Adding it may generate a bunch of errors, so the debugging is just beginning. For example, macro language will not execute the PUT function. (Look at the statement assigning a value to &column.) At any rate, start by actually executing your macro and see where that leads.

andreas_lds
Jade | Level 19

The default note about creating macros: Start with working code that solves the problem for one year. Then think about macros.

The default note about asking for help: Post the log. The complete log. And, if macros are used, always activate the options mprint and mlogic, so that the log show what the macro did actually.

 

Why do you have to create that many datasets at all?

 

 

fja
Lapis Lazuli | Level 10 fja
Lapis Lazuli | Level 10

@hjkaufma wrote:

This is the output I get OPTIONS NONOTES NOSTIMER NOSOURCE NOSYNTAXCHECK;

No output or results.

Hello hjkaufma!

There is defenitely more in the log ... you should post that to help us helping you (as @andreas_lds has already pointed out).

You should see the sql statements being executed and the macro code being digested (but not run, as @Astounding has detailed).

 

I can only agree ... you are not executing the macro, so whatever you see as/in tables are probably results from previous runs.

 

--FJa


 

ballardw
Super User

When it comes to getting lists of table names then you might consider the Dictionary tables, especially if the objective is to work with "every set" in a library.

 

You get the library name and data set name similar to

Proc sql;
   create table setnames as
   select libname, memname
   from dictionary.tables
   where libname='MYLIB' and memtype='Data'
   ;
run;

You should investigate CALL EXECUTE to write code with stuff in a data set. You use the variable names holding the bit to write the syntax. Call Execute places code into stack that executes after a data step ends. That is basically what your

select distinct
cat("DATA year_", &next_table., compress(&column.,,'kad'), "; set &table.
(where=(&column.='", &column., "')); run;") 

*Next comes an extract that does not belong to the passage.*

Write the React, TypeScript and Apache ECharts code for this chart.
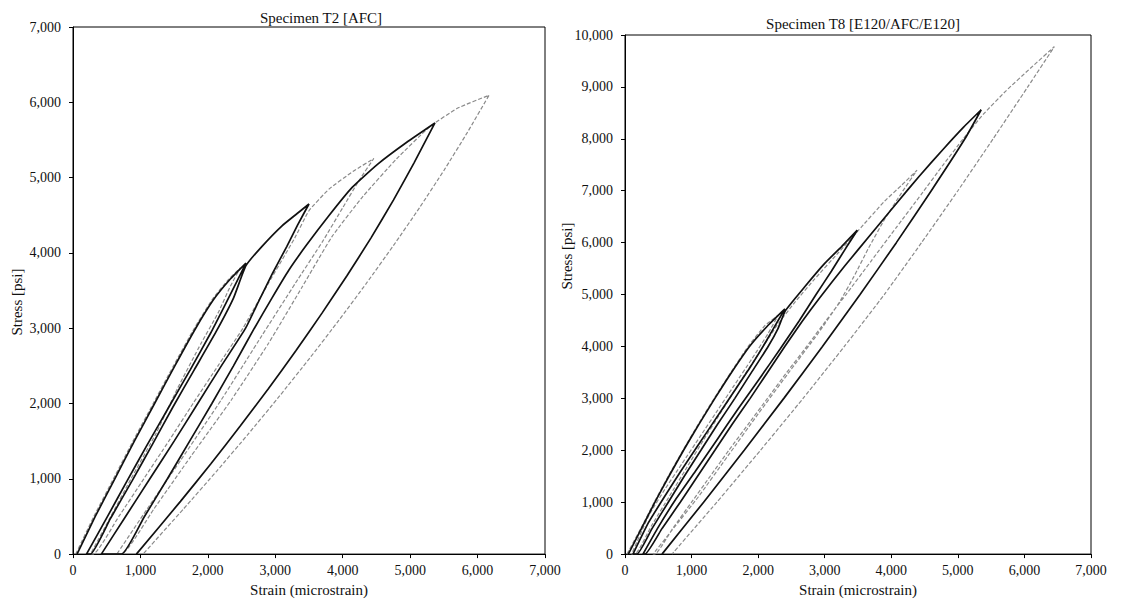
import React, { useEffect, useRef } from "react";
import * as echarts from "echarts";

// ---------- Specimen T2 [AFC] ----------
const t2Title = "Specimen T2 [AFC]";
// black trace (load / unload cycles), [strain, stress]
const t2Black: number[][] = [
  [60, 0], [330, 500], [620, 1000], [910, 1500], [1210, 2000], [1510, 2500], [1820, 3000], [2085, 3380], [2330, 3650], [2565, 3864],
  [2440, 3640], [2250, 3300], [2050, 2950], [1740, 2450], [1420, 1950], [1100, 1450], [800, 970], [500, 480], [200, 0],
  [260, 0], [560, 480], [880, 980], [1180, 1460], [1480, 1950], [1800, 2450], [2120, 2950], [2380, 3400], [2565, 3830], [2800, 4084], [3100, 4360], [3320, 4520], [3500, 4649],
  [3330, 4370], [3170, 4084], [2960, 3730], [2760, 3370], [2560, 3000], [2200, 2500], [1850, 2000], [1500, 1500], [1140, 1000], [780, 500], [420, 0],
  [720, 0], [1060, 500], [1400, 1000], [1730, 1500], [2060, 2000], [2380, 2500], [2690, 3000], [2950, 3400], [3200, 3770], [3460, 4100], [3800, 4500], [4140, 4870], [4520, 5180], [4950, 5470], [5368, 5726],
  [5060, 5200], [4752, 4700], [4420, 4200], [4065, 3700], [3693, 3200], [3305, 2700], [2900, 2200], [2480, 1700], [2045, 1200], [1594, 700], [940, 0],
];
// grey trace
const t2Grey: number[][] = [
  [40, 0], [310, 500], [600, 1000], [890, 1500], [1190, 2000], [1490, 2500], [1800, 3000], [2080, 3400], [2300, 3640], [2480, 3800],
  [2330, 3550], [2150, 3200], [1900, 2800], [1550, 2200], [1230, 1600], [860, 1000], [560, 500], [260, 0],
  [300, 0], [680, 500], [1050, 1000], [1420, 1500], [1780, 2000], [2150, 2500], [2520, 3000], [2900, 3600], [3290, 4200], [3500, 4560], [3800, 4850], [4150, 5080], [4461, 5254],
  [4245, 4967], [4000, 4600], [3700, 4150], [3300, 3600], [2800, 2900], [2200, 2050], [1600, 1250], [1100, 600], [650, 0],
  [720, 0], [1200, 600], [1750, 1300], [2350, 2050], [2900, 2800], [3400, 3550], [3841, 4216], [4300, 4750], [4800, 5250], [5287, 5672], [5700, 5920], [6169, 6093],
  [5849, 5600], [5504, 5100], [5139, 4600], [4754, 4100], [4354, 3600], [3939, 3100], [3509, 2600], [3064, 2100], [2604, 1600], [2129, 1100], [1639, 600], [1039, 0],
];

// ---------- Specimen T8 [E120/AFC/E120] ----------
const t8Title = "Specimen T8 [E120/AFC/E120]";
const t8Black: number[][] = [
  [50, 0], [250, 500], [450, 1000], [660, 1500], [880, 2000], [1110, 2500], [1350, 3000], [1600, 3500], [1870, 4000], [2130, 4380], [2402, 4722],
  [2300, 4500], [2120, 4100], [1880, 3600], [1620, 3100], [1360, 2600], [1100, 2100], [840, 1600], [590, 1100], [350, 600], [120, 0],
  [180, 0], [410, 500], [650, 1000], [890, 1500], [1140, 2000], [1390, 2500], [1650, 3000], [1900, 3500], [2150, 4000], [2300, 4350], [2410, 4690], [2700, 5150], [3000, 5600], [3250, 5920], [3490, 6240],
  [3320, 5900], [3100, 5450], [2870, 5000], [2620, 4500], [2330, 3950], [2020, 3380], [1700, 2800], [1380, 2200], [1060, 1600], [760, 1050], [500, 520], [270, 0],
  [300, 0], [560, 500], [830, 1000], [1090, 1500], [1350, 2000], [1610, 2500], [1880, 3000], [2140, 3500], [2400, 4000], [2660, 4480], [2920, 4930], [3300, 5550], [3700, 6170], [4080, 6760], [4420, 7280], [4780, 7800], [5090, 8230], [5351, 8560],
  [5106, 8000], [4601, 7000], [4076, 6000], [3531, 5000], [2966, 4000], [2386, 3000], [1791, 2000], [1181, 1000], [556, 0],
];
const t8Grey: number[][] = [
  [30, 0], [240, 500], [440, 1000], [650, 1500], [870, 2000], [1100, 2500], [1340, 3000], [1590, 3500], [1850, 4000], [2100, 4400], [2300, 4600],
  [2150, 4250], [1900, 3750], [1640, 3250], [1380, 2750], [1120, 2250], [860, 1750], [600, 1250], [360, 750], [100, 0],
  [150, 0], [400, 550], [660, 1100], [920, 1650], [1180, 2200], [1450, 2750], [1720, 3300], [2000, 3850], [2280, 4400], [2550, 4850], [2850, 5300], [3200, 5800], [3550, 6300], [3900, 6800], [4150, 7100], [4386, 7395],
  [4150, 6950], [3900, 6450], [3660, 5900], [3440, 5350], [3220, 4850], [2900, 4250], [2450, 3480], [2000, 2700], [1550, 1900], [1100, 1100], [700, 450], [420, 0],
  [450, 0], [720, 500], [1000, 1000], [1280, 1500], [1560, 2000], [1850, 2500], [2140, 3000], [2430, 3500], [2730, 4000], [3020, 4500], [3320, 5000], [3700, 5650], [4080, 6300], [4450, 6930], [4780, 7500], [5080, 8000], [5380, 8470], [5720, 8920], [6090, 9360], [6450, 9776],
  [6050, 9000], [5530, 8000], [5000, 7000], [4455, 6000], [3895, 5000], [3295, 4000], [2675, 3000], [2035, 2000], [1380, 1000], [705, 0],
];

const xName = "Strain (microstrain)";
const yName = "Stress [psi]";

const FONT = "'Liberation Serif', 'DejaVu Serif', serif";
const fmt = (v: number) => v.toLocaleString("en-US");

export default function App() {
  const ref = useRef<HTMLDivElement>(null);
  useEffect(() => {
    if (!ref.current) return;
    const chart = echarts.init(ref.current, undefined, { renderer: "svg" });
    const xAxisBase = {
      type: "value" as const,
      min: 0,
      max: 7000,
      interval: 1000,
      splitLine: { show: false },
      axisLine: { show: true, onZero: false, lineStyle: { color: "#000", width: 1 } },
      axisTick: { show: true, length: 4, lineStyle: { color: "#000" } },
      axisLabel: { formatter: fmt, color: "#111", fontFamily: FONT, fontSize: 14, margin: 9 },
      name: xName,
      nameLocation: "middle" as const,
      nameGap: 26,
      nameTextStyle: { color: "#111", fontFamily: FONT, fontSize: 15 },
    };
    const yAxisBase = {
      type: "value" as const,
      min: 0,
      interval: 1000,
      splitLine: { show: false },
      axisLine: { show: true, lineStyle: { color: "#000", width: 1 } },
      axisTick: { show: true, length: 4, lineStyle: { color: "#000" } },
      axisLabel: { formatter: fmt, color: "#111", fontFamily: FONT, fontSize: 14, margin: 12 },
    };
    const blackStyle = { color: "#111", width: 1.7 };
    const greyStyle = { color: "#8a8a8a", width: 1.2, type: [4, 2] as any };
    chart.setOption({
      animation: false,
      backgroundColor: "#fff",
      title: [
        { text: t2Title, left: 316, top: 5, textAlign: "center", textStyle: { fontFamily: FONT, fontSize: 15, fontWeight: "normal", color: "#111" } },
        { text: t8Title, left: 858, top: 11, textAlign: "center", textStyle: { fontFamily: FONT, fontSize: 15, fontWeight: "normal", color: "#111" } },
      ],
      grid: [
        { left: 73, top: 27, width: 472, height: 528, show: true, borderColor: "#000", borderWidth: 1 },
        { left: 625, top: 35, width: 466, height: 521, show: true, borderColor: "#000", borderWidth: 1 },
      ],
      xAxis: [
        { ...xAxisBase, gridIndex: 0 },
        { ...xAxisBase, gridIndex: 1 },
      ],
      yAxis: [
        { ...yAxisBase, gridIndex: 0, max: 7000 },
        { ...yAxisBase, gridIndex: 1, max: 10000 },
      ],
      graphic: [
        { type: "text", x: 17, y: 302, rotation: Math.PI / 2, style: { text: yName, fontFamily: FONT, fontSize: 15, fill: "#111", align: "center", verticalAlign: "middle" } },
        { type: "text", x: 567, y: 256, rotation: Math.PI / 2, style: { text: yName, fontFamily: FONT, fontSize: 15, fill: "#111", align: "center", verticalAlign: "middle" } },
      ],
      series: [
        { type: "line", name: "T2 grey", xAxisIndex: 0, yAxisIndex: 0, data: t2Grey, showSymbol: false, smooth: 0.15, lineStyle: greyStyle, silent: true },
        { type: "line", name: "T2 black", xAxisIndex: 0, yAxisIndex: 0, data: t2Black, showSymbol: false, smooth: 0.15, lineStyle: blackStyle, silent: true },
        { type: "line", name: "T8 grey", xAxisIndex: 1, yAxisIndex: 1, data: t8Grey, showSymbol: false, smooth: 0.15, lineStyle: greyStyle, silent: true },
        { type: "line", name: "T8 black", xAxisIndex: 1, yAxisIndex: 1, data: t8Black, showSymbol: false, smooth: 0.15, lineStyle: blackStyle, silent: true },
      ],
    });
    return () => chart.dispose();
  }, []);
  return (
    <div
      ref={ref}
      style={{ position: "fixed", left: 0, top: 0, width: 1124, height: 602, background: "#fff" }}
    />
  );
}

does if I understand what you are attempting.

 

I suspect that you have a problem here:

(where=(&column.='", &column., "'))

If &column is put(year, 4.) . The macro definition means that is the text

then the above resolves to

(where=(put(year,4.)='", &column., "'))

and even a later resolution of &column is going to quotes, commas and spaces and so is very unlikely to ever result in the Where returning anything.

 

Once you have set candidate years instead of writing a bunch of where dataset option data steps, that will require reading each record from each data set multiple times you would be better off, if this is really needed, to write one data step that look something like

data  table1940
         table1941
         table1942
...
         table1980;
    set table;
    select year;
        when(1940) output table1940;
        when(1941) output table1941;
        when(1942) output table1942;
...
        when(1980) output table1980;
        otherwise;
     end;
run;

 

I have a very hard time seeing where creating all of these data sets is an advantage.